Quel est votre engagement environnemental ?
Ingrid Nolet : Certaines écoles françaises ont été équipées dans la région Grand Est grâce à un partenariat avec la fondation Solar Impulse. Nous sommes aussi très attentifs aux Objectifs de développement durable des Nations Unies, dont le n°6, qui est la préservation de l’eau. De plus, nous nous engageons à économiser 100 milliards de litres d’eau d’ici 2023. Pour le moment, nous avons économisé près d’un milliard de litres. Enfin, Shayp est dans le processus de certification « B Corp », qui est un label de confiance et un gage de crédibilité dans la gouvernance de l’entreprise et dans ses engagements.
Une conclusion ?
Ingrid Nolet : Outre le décret tertiaire et BACS, Shayp fait sens en France, où 20 % de l’eau potable disparaît dans la nature à cause de fuites.
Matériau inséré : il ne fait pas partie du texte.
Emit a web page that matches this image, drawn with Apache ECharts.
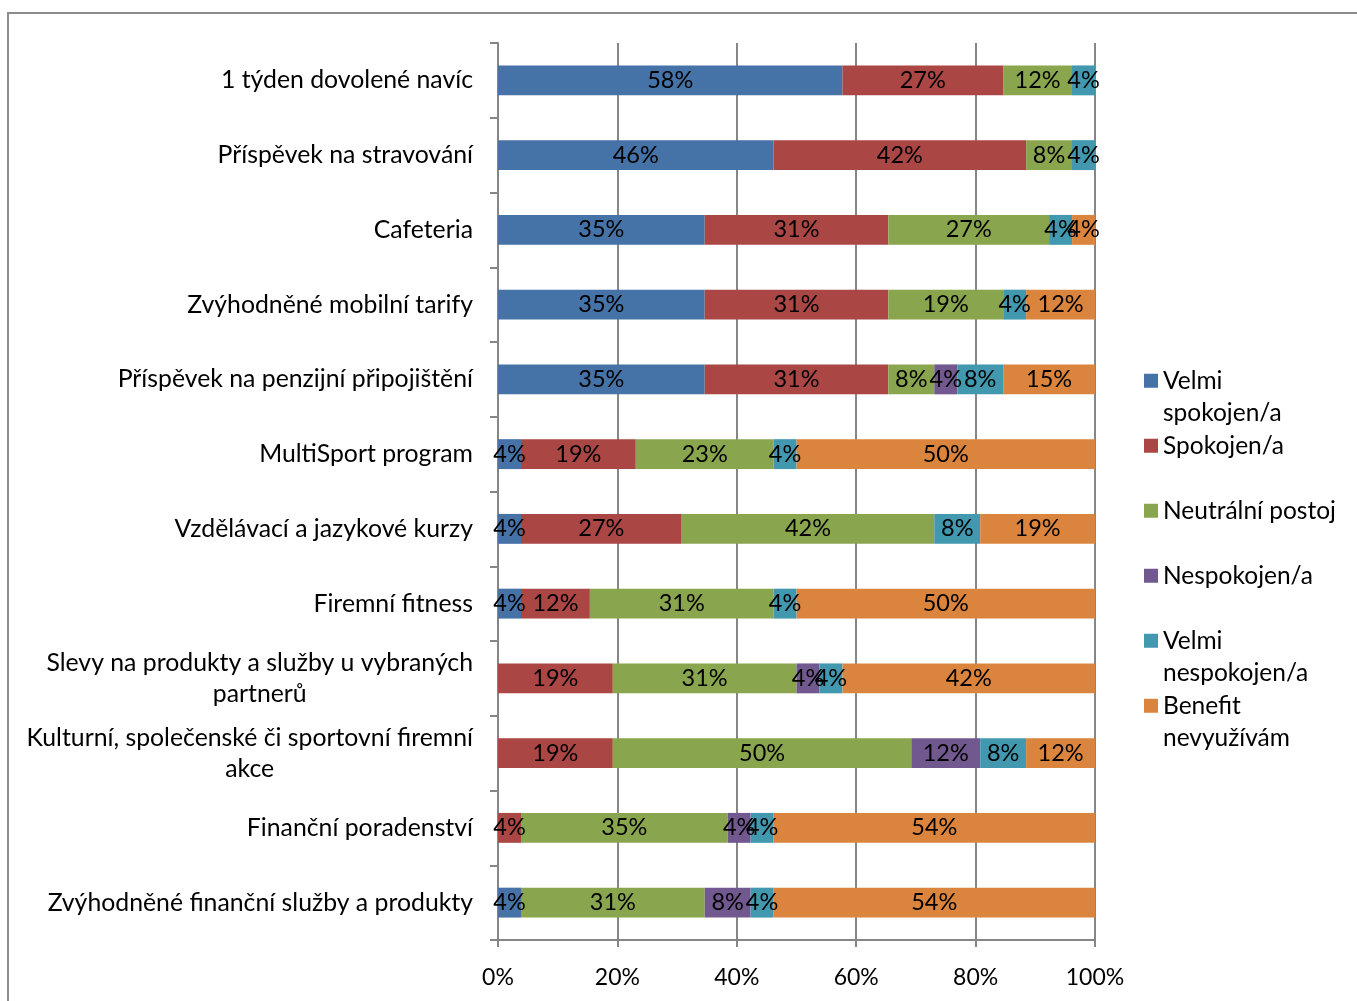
<!DOCTYPE html>
<html>
<head>
<meta charset="utf-8">
<script src="https://cdn.jsdelivr.net/npm/echarts@6/dist/echarts.min.js"></script>
<style>
html, body { margin: 0; padding: 0; background: #fff; }
#chart { width: 1357px; height: 1001px; }
</style>
</head>
<body>
<div id="chart"></div>
<script>
// kategorie shora dolů
const categories = [
  '1 týden dovolené navíc',
  'Příspěvek na stravování',
  'Cafeteria',
  'Zvýhodněné mobilní tarify',
  'Příspěvek na penzijní připojištění',
  'MultiSport program',
  'Vzdělávací a jazykové kurzy',
  'Firemní fitness',
  'Slevy na produkty a služby u vybraných\npartnerů',
  'Kulturní, společenské či sportovní firemní\nakce',
  'Finanční poradenství',
  'Zvýhodněné finanční služby a produkty'
]

// podíly odpovědí v %
const velmiSpokojen = [57.69, 46.15, 34.62, 34.62, 34.62, 3.85, 3.85, 3.85, 0, 0, 0, 3.85]
const spokojen = [26.92, 42.31, 30.77, 30.77, 30.77, 19.23, 26.92, 11.54, 19.23, 19.23, 3.85, 0]
const neutralni = [11.54, 7.69, 26.92, 19.23, 7.69, 23.08, 42.31, 30.77, 30.77, 50.00, 34.62, 30.77]
const nespokojen = [0, 0, 0, 0, 3.85, 0, 0, 0, 3.85, 11.54, 3.85, 7.69]
const velmiNespokojen = [3.85, 3.85, 3.85, 3.85, 7.69, 3.85, 7.69, 3.85, 3.85, 7.69, 3.85, 3.85]
const nevyuzivam = [0, 0, 3.85, 11.54, 15.38, 50.00, 19.23, 50.00, 42.31, 11.54, 53.85, 53.85]

const seriesNames = ['Velmi spokojen/a', 'Spokojen/a', 'Neutrální postoj', 'Nespokojen/a', 'Velmi nespokojen/a', 'Benefit nevyužívám']
// zalomení textu v legendě (prázdný první řádek drží značku u prvního řádku textu)
const legendLabels = [' \nVelmi\nspokojen/a', ' \nSpokojen/a\n ', ' \nNeutrální postoj\n ', ' \nNespokojen/a\n ', ' \nVelmi\nnespokojen/a', ' \nBenefit\nnevyužívám']
const colors = ['#4572A7', '#AA4643', '#89A54E', '#71588F', '#4198AF', '#DB843D']
const xTicks = [0, 20, 40, 60, 80, 100]

const FONT = 'Lato'
const allData = [velmiSpokojen, spokojen, neutralni, nespokojen, velmiNespokojen, nevyuzivam]

const chart = echarts.init(document.getElementById('chart'))

const series = seriesNames.map((name, i) => ({
  name: name,
  type: 'bar',
  stack: 'total',
  barCategoryGap: '60%',
  data: allData[i],
  itemStyle: { color: colors[i] },
  label: {
    show: true,
    position: 'inside',
    color: '#000',
    fontFamily: FONT,
    fontSize: 23.5,
    formatter: p => (p.value ? Math.round(p.value) + '%' : '')
  }
}))

chart.setOption({
  animation: false,
  color: colors,
  textStyle: { fontFamily: FONT },
  graphic: [{
    type: 'rect',
    shape: { x: 8, y: 13, width: 1400, height: 1100 },
    style: { fill: 'none', stroke: '#8c8c8c', lineWidth: 2 },
    silent: true
  }],
  grid: {
    left: 498,
    top: 43,
    width: 597,
    height: 897,
    containLabel: false
  },
  legend: {
    orient: 'vertical',
    left: 1144,
    top: 332,
    padding: 0,
    itemWidth: 14,
    itemHeight: 14,
    itemGap: -32.5,
    icon: 'rect',
    data: seriesNames,
    formatter: name => legendLabels[seriesNames.indexOf(name)],
    textStyle: {
      fontFamily: FONT,
      fontSize: 24.5,
      color: '#000',
      lineHeight: 32.5
    }
  },
  xAxis: {
    type: 'value',
    min: 0,
    max: 100,
    interval: 20,
    axisLine: { show: true, lineStyle: { color: '#868686', width: 2 } },
    axisTick: { show: true, length: 7, lineStyle: { color: '#868686', width: 2 } },
    splitLine: { show: true, lineStyle: { color: '#868686', width: 2 } },
    axisLabel: {
      margin: 26,
      color: '#000',
      fontFamily: FONT,
      fontSize: 23,
      formatter: v => (xTicks.indexOf(v) >= 0 ? v + '%' : '')
    }
  },
  yAxis: {
    type: 'category',
    inverse: true,
    data: categories,
    axisLine: { show: true, lineStyle: { color: '#868686', width: 2 } },
    axisTick: { show: true, length: 8, lineStyle: { color: '#868686', width: 2 } },
    axisLabel: {
      margin: 25,
      align: 'right',
      formatter: v => v.split('\n').map(s => '{c|' + s + '}').join('\n'),
      rich: {
        c: {
          align: 'center',
          fontFamily: FONT,
          fontSize: 24.8,
          color: '#000',
          lineHeight: 31
        }
      }
    }
  },
  series: series
})

window.addEventListener('resize', () => {
  chart.resize()
})
</script>
</body>
</html>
Cela représente un milliard de litres d’eau sur les 5,1 milliards de m3 d’eau mis en distribution en 2017, d’après une étude de l’Observatoire des services publics d’eau et d’assainissement. Chaque année, plus de 80 départements français font l’objet de restrictions d’eau afin de préserver cette ressource lors des fortes chaleurs. Cette statistique est tombée en 2020, et la Fédération des entreprises de l’eau appelle à un doublement urgent du taux de renouvellement des réseaux dans le plan de relance vert. Par ailleurs, Shayp se distingue en Belgique, puisque nous avons remporté le marché public de la Société wallonne des eaux, dans le cadre de son nouveau projet EasyConso. Cet outil clé en main permettra aux communes, aux collectivités et à tout gestionnaire d’immeubles de visualiser en temps réel et de maîtriser leurs consommations, mais aussi de faciliter leur gestion administrative. La technologie qui permet d’éviter les surfacturations est la technologie développée par Shayp. Nous nous positionnons ainsi comme partenaire technique pour les compagnies des eaux en France également.